As I noted a year and a half ago, the constraint propagation pass in SBCL can slow compilation down a lot (lp#394206, lp#792363). To a large extent, I feel like that issue has been fixed in HEAD, but the lack of documentation on that pass made progress slower than it could have been. So, this post is a half-organised version of my notes, before I forget it all.

### 1 What constraint propagation does

The constraint propagation pass is executed as part of the IR1 optimisation loop, which operates on Lisp-level basic blocks. It’s only concerned with propagating information between “real” variables (LAMBDA-VARiable), variables that have a name and can be set and referred to multiple times, as opposed to temporaries (LVARs).

The distinction is useful because there are (usually) much fewer full-blown variables than temporaries, and only the former directly benefit from exploiting previously executed type checks and predicates to deduct information (flow sensitivity).

Instead of handling all the operation found in basic blocks, constraint propagation only consider a few key operations, and otherwise exploits the type information previously derived in a bottom-up manner (i.e. propagating the types of arguments to result types) by the other IR1 passes.
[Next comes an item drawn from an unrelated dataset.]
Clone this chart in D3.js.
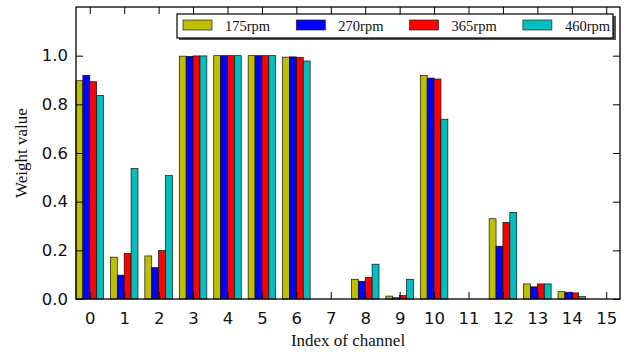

The latter, inversely, only have access to the results of constraint propagation through the type derived for each REFerence to a lambda-var.

So, constraint propagation goes through each basic block, updating its state (set
of known true constraints) when it encounters BIND nodes (LET bindings, more or
less), references to a lambda-var, CAST nodes ([usually] checked type assertions),
CSET nodes (assignment), or branches on a few key predicates (EQL, *<*, *> *or
TYPEP, mostly).

As would be expected, the state at the end of each basic block is propagated to its successors, join points take the intersection of their precedessors’ states, and entry points are initialised with empty states... and this is all executed iteratively until convergence.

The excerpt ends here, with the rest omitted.